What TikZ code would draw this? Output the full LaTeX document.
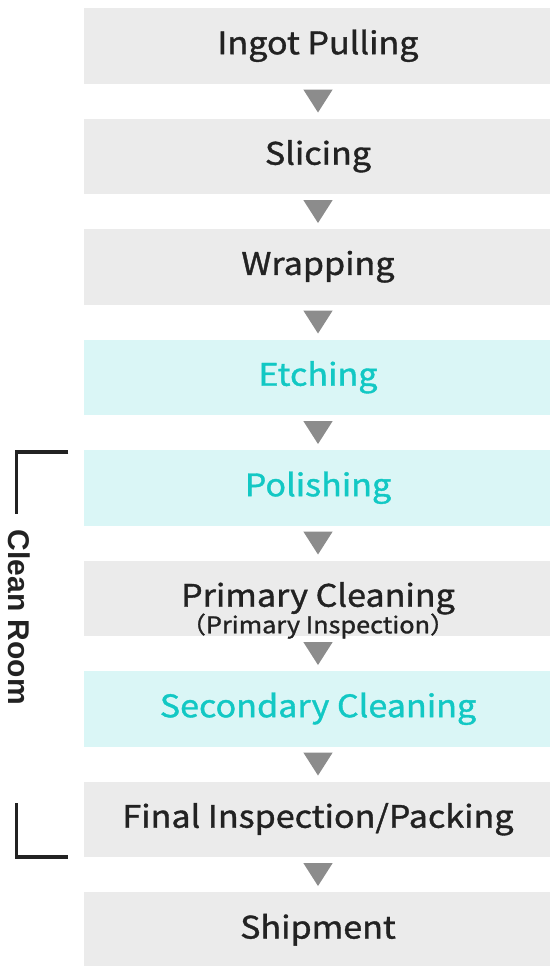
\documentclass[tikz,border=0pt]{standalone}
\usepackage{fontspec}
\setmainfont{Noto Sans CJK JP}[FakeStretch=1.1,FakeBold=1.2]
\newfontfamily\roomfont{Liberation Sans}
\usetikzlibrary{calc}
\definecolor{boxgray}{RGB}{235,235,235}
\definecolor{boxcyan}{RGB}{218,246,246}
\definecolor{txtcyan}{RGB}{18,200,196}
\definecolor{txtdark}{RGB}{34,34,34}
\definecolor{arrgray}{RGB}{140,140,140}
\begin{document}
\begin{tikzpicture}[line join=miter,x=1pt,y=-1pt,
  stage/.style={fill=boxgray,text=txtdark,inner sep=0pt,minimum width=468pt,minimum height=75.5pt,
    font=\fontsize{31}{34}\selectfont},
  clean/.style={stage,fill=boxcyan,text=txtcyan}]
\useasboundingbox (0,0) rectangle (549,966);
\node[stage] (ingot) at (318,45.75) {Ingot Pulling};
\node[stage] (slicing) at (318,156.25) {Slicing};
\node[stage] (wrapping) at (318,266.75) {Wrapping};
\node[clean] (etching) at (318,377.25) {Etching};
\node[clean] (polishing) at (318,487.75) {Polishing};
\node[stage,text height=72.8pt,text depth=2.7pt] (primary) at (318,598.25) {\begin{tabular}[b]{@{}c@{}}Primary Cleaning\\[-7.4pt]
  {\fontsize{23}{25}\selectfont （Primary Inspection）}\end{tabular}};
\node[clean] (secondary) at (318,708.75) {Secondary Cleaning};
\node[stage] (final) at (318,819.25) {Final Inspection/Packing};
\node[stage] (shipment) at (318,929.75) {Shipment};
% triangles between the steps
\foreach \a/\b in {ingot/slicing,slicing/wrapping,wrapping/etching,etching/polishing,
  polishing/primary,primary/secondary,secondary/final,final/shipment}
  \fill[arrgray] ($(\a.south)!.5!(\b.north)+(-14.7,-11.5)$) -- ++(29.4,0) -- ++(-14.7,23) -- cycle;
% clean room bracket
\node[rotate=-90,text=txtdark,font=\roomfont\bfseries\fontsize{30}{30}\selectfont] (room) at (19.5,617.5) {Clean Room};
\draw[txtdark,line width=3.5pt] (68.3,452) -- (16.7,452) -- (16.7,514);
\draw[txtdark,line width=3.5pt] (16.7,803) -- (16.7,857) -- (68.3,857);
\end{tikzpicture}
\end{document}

--------------------

Exercise instructions: Print out the lines exactly, skipping any picture.

Answer to this task:
What TikZ code would draw this? Output the full LaTeX document.
\documentclass[tikz,border=0pt]{standalone}
\usepackage{fontspec}
\setmainfont{Noto Sans CJK JP}[FakeStretch=1.1,FakeBold=1.2]
\newfontfamily\roomfont{Liberation Sans}
\usetikzlibrary{calc}
\definecolor{boxgray}{RGB}{235,235,235}
\definecolor{boxcyan}{RGB}{218,246,246}
\definecolor{txtcyan}{RGB}{18,200,196}
\definecolor{txtdark}{RGB}{34,34,34}
\definecolor{arrgray}{RGB}{140,140,140}
\begin{document}
\begin{tikzpicture}[line join=miter,x=1pt,y=-1pt,
  stage/.style={fill=boxgray,text=txtdark,inner sep=0pt,minimum width=468pt,minimum height=75.5pt,
    font=\fontsize{31}{34}\selectfont},
  clean/.style={stage,fill=boxcyan,text=txtcyan}]
\useasboundingbox (0,0) rectangle (549,966);
\node[stage] (ingot) at (318,45.75) {Ingot Pulling};
\node[stage] (slicing) at (318,156.25) {Slicing};
\node[stage] (wrapping) at (318,266.75) {Wrapping};
\node[clean] (etching) at (318,377.25) {Etching};
\node[clean] (polishing) at (318,487.75) {Polishing};
\node[stage,text height=72.8pt,text depth=2.7pt] (primary) at (318,598.25) {\begin{tabular}[b]{@{}c@{}}Primary Cleaning\\[-7.4pt]
  {\fontsize{23}{25}\selectfont （Primary Inspection）}\end{tabular}};
\node[clean] (secondary) at (318,708.75) {Secondary Cleaning};
\node[stage] (final) at (318,819.25) {Final Inspection/Packing};
\node[stage] (shipment) at (318,929.75) {Shipment};
% triangles between the steps
\foreach \a/\b in {ingot/slicing,slicing/wrapping,wrapping/etching,etching/polishing,
  polishing/primary,primary/secondary,secondary/final,final/shipment}
  \fill[arrgray] ($(\a.south)!.5!(\b.north)+(-14.7,-11.5)$) -- ++(29.4,0) -- ++(-14.7,23) -- cycle;
% clean room bracket
\node[rotate=-90,text=txtdark,font=\roomfont\bfseries\fontsize{30}{30}\selectfont] (room) at (19.5,617.5) {Clean Room};
\draw[txtdark,line width=3.5pt] (68.3,452) -- (16.7,452) -- (16.7,514);
\draw[txtdark,line width=3.5pt] (16.7,803) -- (16.7,857) -- (68.3,857);
\end{tikzpicture}
\end{document}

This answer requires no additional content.